Deux personnes dans le cockpit: «Une mesure pour rassurer l'opinion publique»
AERIEN•Le spécialiste de la sécurité de l'aviation Hubert Harnould réagit pour «20 Minutes» aux recommandations de l'Agence européenne de sécurité aérienne...Propos recueillis par Nicolas Bégasse
On s'y attendait, c'est fait: l'Agence européenne de la sécurité aérienne recommande ce vendredi la présence constante de deux personnes dans le cockpit des avions de ligne. Depuis jeudi et les révélations sur la destruction volontaire de son A320 par le copilote Andreas Lubitz, plusieurs compagnies avaient décidé de prendre la même décision: quand un des pilotes s'absente même brièvement, un autre membre d'équipage prend sa place dans le cockpit. L'idée est-elle réalisable, efficace? 20 Minutes a demandé son avis à chaud à Hubert Harnould, directeur de la société de conseil en sécurité aérienne Iaco.
Rendre obligatoire la présence constante de deux personnes dans le cockpit, ce sera efficace?

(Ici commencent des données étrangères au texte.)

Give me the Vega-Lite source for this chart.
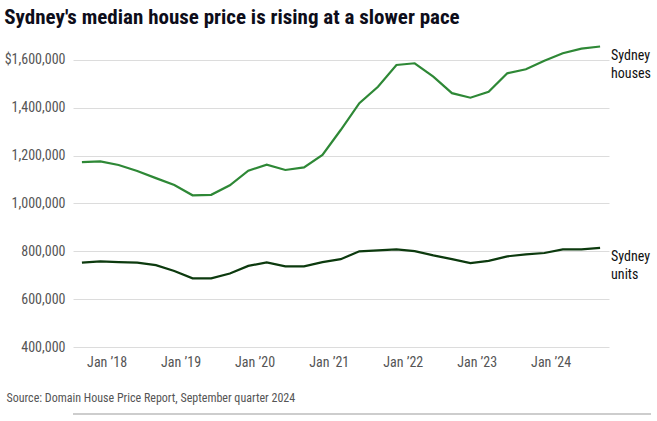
{
  "$schema": "https://vega.github.io/schema/vega-lite/v6.json",
  "padding": {"left": 4, "top": 7, "right": 5, "bottom": 2},
  "background": "white",
  "title": {
    "text": "Sydney's median house price is rising at a slower pace",
    "anchor": "start",
    "fontSize": 21,
    "fontWeight": "bold",
    "color": "#0d0d1a",
    "offset": 8
  },
  "datasets": {
    "prices": [
      {"date": "2017-09-01", "series": "Sydney houses", "price": 1173000},
      {"date": "2017-12-01", "series": "Sydney houses", "price": 1176000},
      {"date": "2018-03-01", "series": "Sydney houses", "price": 1161000},
      {"date": "2018-06-01", "series": "Sydney houses", "price": 1136000},
      {"date": "2018-09-01", "series": "Sydney houses", "price": 1106000},
      {"date": "2018-12-01", "series": "Sydney houses", "price": 1077000},
      {"date": "2019-03-01", "series": "Sydney houses", "price": 1034000},
      {"date": "2019-06-01", "series": "Sydney houses", "price": 1036000},
      {"date": "2019-09-01", "series": "Sydney houses", "price": 1076000},
      {"date": "2019-12-01", "series": "Sydney houses", "price": 1137000},
      {"date": "2020-03-01", "series": "Sydney houses", "price": 1162000},
      {"date": "2020-06-01", "series": "Sydney houses", "price": 1140000},
      {"date": "2020-09-01", "series": "Sydney houses", "price": 1151000},
      {"date": "2020-12-01", "series": "Sydney houses", "price": 1203000},
      {"date": "2021-03-01", "series": "Sydney houses", "price": 1307000},
      {"date": "2021-06-01", "series": "Sydney houses", "price": 1419000},
      {"date": "2021-09-01", "series": "Sydney houses", "price": 1488000},
      {"date": "2021-12-01", "series": "Sydney houses", "price": 1579000},
      {"date": "2022-03-01", "series": "Sydney houses", "price": 1586000},
      {"date": "2022-06-01", "series": "Sydney houses", "price": 1530000},
      {"date": "2022-09-01", "series": "Sydney houses", "price": 1461000},
      {"date": "2022-12-01", "series": "Sydney houses", "price": 1442000},
      {"date": "2023-03-01", "series": "Sydney houses", "price": 1467000},
      {"date": "2023-06-01", "series": "Sydney houses", "price": 1544000},
      {"date": "2023-09-01", "series": "Sydney houses", "price": 1561000},
      {"date": "2023-12-01", "series": "Sydney houses", "price": 1597000},
      {"date": "2024-03-01", "series": "Sydney houses", "price": 1628000},
      {"date": "2024-06-01", "series": "Sydney houses", "price": 1647000},
      {"date": "2024-09-01", "series": "Sydney houses", "price": 1656000},
      {"date": "2017-09-01", "series": "Sydney units", "price": 753000},
      {"date": "2017-12-01", "series": "Sydney units", "price": 758000},
      {"date": "2018-03-01", "series": "Sydney units", "price": 755000},
      {"date": "2018-06-01", "series": "Sydney units", "price": 753000},
      {"date": "2018-09-01", "series": "Sydney units", "price": 742000},
      {"date": "2018-12-01", "series": "Sydney units", "price": 718000},
      {"date": "2019-03-01", "series": "Sydney units", "price": 687000},
      {"date": "2019-06-01", "series": "Sydney units", "price": 687000},
      {"date": "2019-09-01", "series": "Sydney units", "price": 707000},
      {"date": "2019-12-01", "series": "Sydney units", "price": 739000},
      {"date": "2020-03-01", "series": "Sydney units", "price": 754000},
      {"date": "2020-06-01", "series": "Sydney units", "price": 737000},
      {"date": "2020-09-01", "series": "Sydney units", "price": 737000},
      {"date": "2020-12-01", "series": "Sydney units", "price": 755000},
      {"date": "2021-03-01", "series": "Sydney units", "price": 767000},
      {"date": "2021-06-01", "series": "Sydney units", "price": 800000},
      {"date": "2021-09-01", "series": "Sydney units", "price": 804000},
      {"date": "2021-12-01", "series": "Sydney units", "price": 808000},
      {"date": "2022-03-01", "series": "Sydney units", "price": 801000},
      {"date": "2022-06-01", "series": "Sydney units", "price": 783000},
      {"date": "2022-09-01", "series": "Sydney units", "price": 767000},
      {"date": "2022-12-01", "series": "Sydney units", "price": 751000},
      {"date": "2023-03-01", "series": "Sydney units", "price": 760000},
      {"date": "2023-06-01", "series": "Sydney units", "price": 779000},
      {"date": "2023-09-01", "series": "Sydney units", "price": 787000},
      {"date": "2023-12-01", "series": "Sydney units", "price": 793000},
      {"date": "2024-03-01", "series": "Sydney units", "price": 808000},
      {"date": "2024-06-01", "series": "Sydney units", "price": 808000},
      {"date": "2024-09-01", "series": "Sydney units", "price": 814000}
    ]
  },
  "spacing": 10,
  "vconcat": [
    {
      "width": 536,
      "height": 311,
      "data": {"name": "prices"},
      "encoding": {
        "x": {
          "field": "date",
          "type": "temporal",
          "title": "Source: Domain House Price Report, September quarter 2024",
          "scale": {
            "type": "utc",
            "nice": false,
            "domain": [
              {"year": 2017, "month": 7, "date": 19, "utc": true},
              {"year": 2024, "month": 10, "date": 15, "utc": true}
            ]
          },
          "axis": {
            "values": [
              {"year": 2018, "month": 1, "date": 1, "utc": true},
              {"year": 2019, "month": 1, "date": 1, "utc": true},
              {"year": 2020, "month": 1, "date": 1, "utc": true},
              {"year": 2021, "month": 1, "date": 1, "utc": true},
              {"year": 2022, "month": 1, "date": 1, "utc": true},
              {"year": 2023, "month": 1, "date": 1, "utc": true},
              {"year": 2024, "month": 1, "date": 1, "utc": true}
            ],
            "labelExpr": "utcFormat(datum.value, '%b ’%y')",
            "grid": false,
            "ticks": false,
            "domain": false,
            "labelPadding": 8,
            "labelFlush": false,
            "labelOverlap": false,
            "titleAnchor": "start",
            "titleAlign": "left",
            "titleBaseline": "alphabetic",
            "titleX": -67,
            "titleY": 54,
            "titleFontSize": 12,
            "titleFontWeight": "normal",
            "titleColor": "#555555",
            "titleFont": "Roboto Condensed, Roboto, sans-serif"
          }
        },
        "y": {
          "field": "price",
          "type": "quantitative",
          "title": null,
          "scale": {"domain": [400000, 1700000], "nice": false, "zero": false},
          "axis": {
            "values": [400000, 600000, 800000, 1000000, 1200000, 1400000, 1600000],
            "labelExpr": "datum.value == 1600000 ? '$1,600,000' : format(datum.value, ',')",
            "grid": true,
            "gridColor": "#dcdcdc",
            "ticks": false,
            "domain": false,
            "labelPadding": 8,
            "minExtent": 68,
            "maxExtent": 68
          }
        },
        "color": {
          "field": "series",
          "type": "nominal",
          "legend": null,
          "scale": {"domain": ["Sydney houses", "Sydney units"], "range": ["#2e8836", "#0c3a0e"]}
        }
      },
      "layer": [
        {"mark": {"type": "line", "strokeWidth": 2.2}},
        {
          "transform": [{"filter": "year(datum.date) == 2024 && month(datum.date) == 8"}],
          "mark": {
            "type": "text",
            "align": "left",
            "baseline": "middle",
            "dx": 11,
            "dy": 9,
            "fontSize": 14,
            "lineHeight": 18,
            "lineBreak": " ",
            "color": "#111111"
          },
          "encoding": {
            "text": {"field": "series"},
            "color": {"value": "#111111"}
          }
        }
      ]
    },
    {
      "width": 578,
      "height": 1,
      "data": {"values": [{"base": 0}]},
      "mark": {"type": "rule", "color": "#bdbdbd", "strokeWidth": 1.5},
      "encoding": {
        "y": {"field": "base", "type": "quantitative", "axis": null, "scale": {"domain": [0, 1]}}
      }
    }
  ],
  "config": {
    "font": "Roboto Condensed, Roboto, sans-serif",
    "view": {"stroke": null},
    "axis": {"labelFontSize": 14, "labelColor": "#555555", "labelFont": "Roboto Condensed, Roboto, sans-serif"},
    "title": {"font": "Roboto Condensed, Roboto, sans-serif"}
  }
}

Ça ne me semble pas être une mesure qui permettrait d’éviter ce qu’on a eu avec ce copilote de Germanwings. Ça n’est pas un filet de sécurité suffisant pour prévenir tout risque de suicide. On peut imaginer, c’est arrivé, un pilote décidé à écraser l’appareil qui pousse le manche à fond, et le copilote -ou autre- essayer de le redresser. S’il n’a pas assez de force et que l’avion décroche, il peut descendre à 20.000 pieds/minute et s’écraser en deux minutes. Par ailleurs, décidée aussi vite, cette mesure peut créer des problèmes.
Lesquels?
S’installer en plein vol à un siège de pilote, quand on n’est pas habitué, ce n’est pas évident, on peut toucher les commandes moteurs –et je dis ça sans sous-estimer les compétences des stewards et hôtesses. A mon avis ça va demander un surplus de formation, une qualification supplémentaire, ce qui prend du temps et de l’argent –on peut penser qu’une prime pour cette nouvelle responsabilité pourra être demandée. Et puis on va demander cette présence en cockpit au chef de cabine, qui a bien d’autres choses à faire que d’être là pour l’absence du pilote, puis pour celle du copilote…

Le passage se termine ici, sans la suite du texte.